Introduction

1- Le goût de la fête

En 1997, près de 160 000 bals ont été organisés en France soit 4,5 bals par commune ou 1 bal pour 350 habitants. En moyenne en 1989, les adultes français sont allés danser 5 fois par an dans un bal public.

Ces chiffres soulignent l’importance considérable d’une activité dont on va s’efforcer de montrer que son rôle dépasse largement celui d’un simple loisir.

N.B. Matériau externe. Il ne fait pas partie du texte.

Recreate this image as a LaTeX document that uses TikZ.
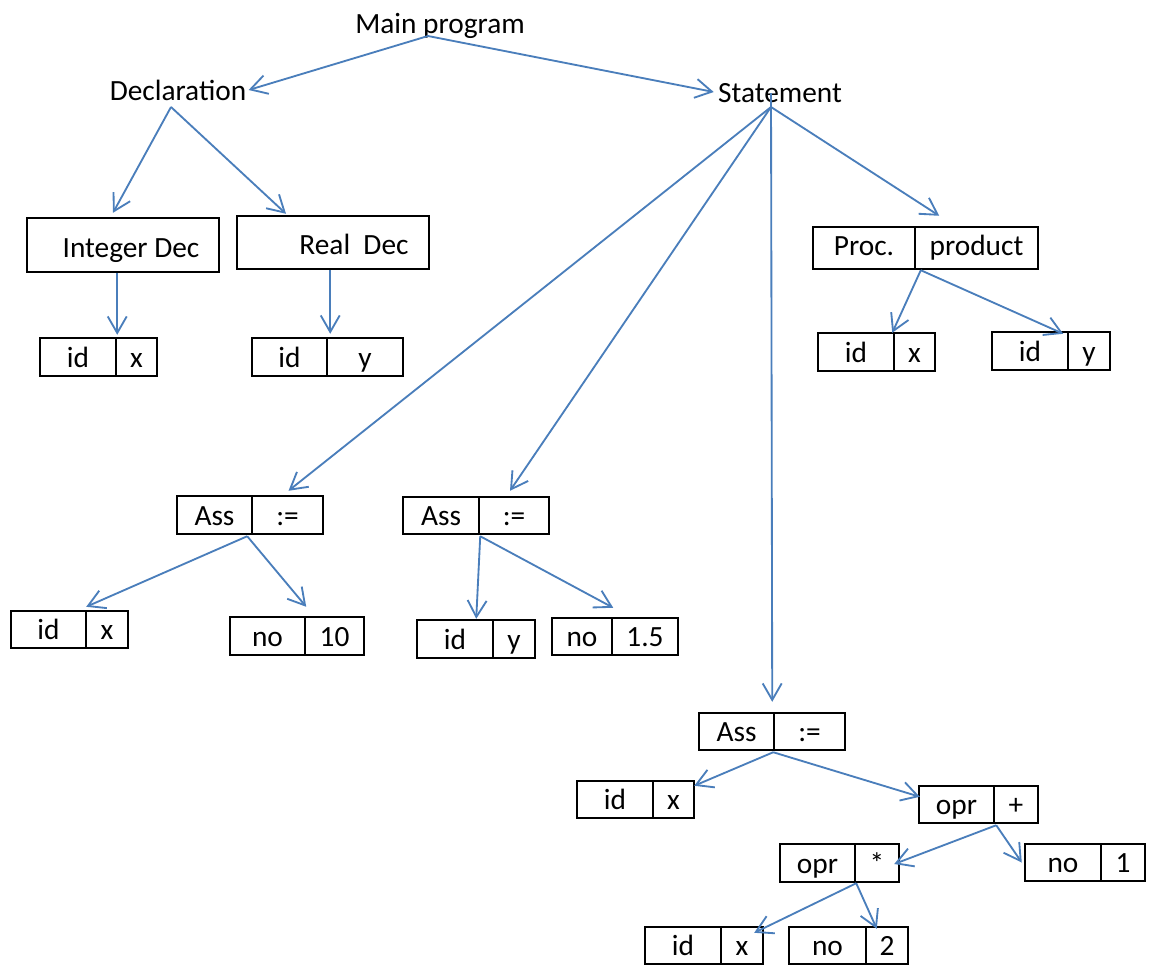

Très simple en apparence (“le bal, tout le monde connaît” 1 ), le bal se révèle complexe car il a de multiples finalités.

En même temps ces moyennes se révèlent trompeuses : on constate de très fortes inégalités géographiques, qu’on s’intéresse à l’intensité avec laquelle il est pratiqué comme aux motivations du public.

Le bal c’est donc la fête. Comme la plupart des peuples, les français aiment faire la fête, et pas seulement danser ; on le redécouvre depuis quelques temps 2 : “Ils [les français] veulent retrouver le goût de la fête, de la sensualité, du partage et de la chaleur humaine.” 3 Mais un regard plus attentif nous montre la constance de ces tendances: ainsi, malgré quelques inflexions durant la crise économique du début des années 90, le nombre de bals reste stable depuis une vingtaine d’années.

Or, la fête a, dans toute société, des fonctions importantes et variées. Dans le cas du bal nous allons voir qu’il permet tout d’abord -c’est peut-être même sa fonction principale- de contribuer à la constitution du groupe ou, le plus souvent, sa régulière refondation symbolique, en favorisant l’émergence d’un sentiment d’identité collective, locale mais aussi régionale.

On vient aussi dans certains bals pour y construire une identité personnelle par référence à un groupe plus réduit mais soigneusement choisi ; il n’est pas rare qu’on y recherche la fusion avec ce groupe pour se distinguer du reste de la société. Le bal est alors un moyen de se couper de l’ensemble de la société, de se replier sur sa communauté. Ces bals semblent se développer au détriment des précédents.

En même temps, le bal est un loisir ; à ce titre, il est devenu une activité économique importante, même s’il ne fonctionne pas toujours selon la logique la plus rationnelle.

On le voit, la complexité de l’activité tient à ces aspects multiples. Sa modernité aussi : le bal est bien moins archaïque, ou folklorique qu’il n’y paraît ; il s’adapte, évolue, parfois au prix de mutations importantes comme celles qu’il a connu durant les années 70-80. Le bal reflète bien la société française.

Notes
1.

Exclamation d’un organisateur à qui je présentais l’objet de mon étude.

2.

La plupart des hebdomadaires ont consacré un numéro récent à ce sujet; citons plus particulièrement le Nouvel Observateur (semaine du 23 au 29 juillet 98), assez complet même s’il reprend certains poncifs sur lesquels nous auront à revenir.

3.

Xavier de Séguins, directeur de Radio Latina (Paris), interrogé dans Le Monde, dimanche 30 août 98, p. 29.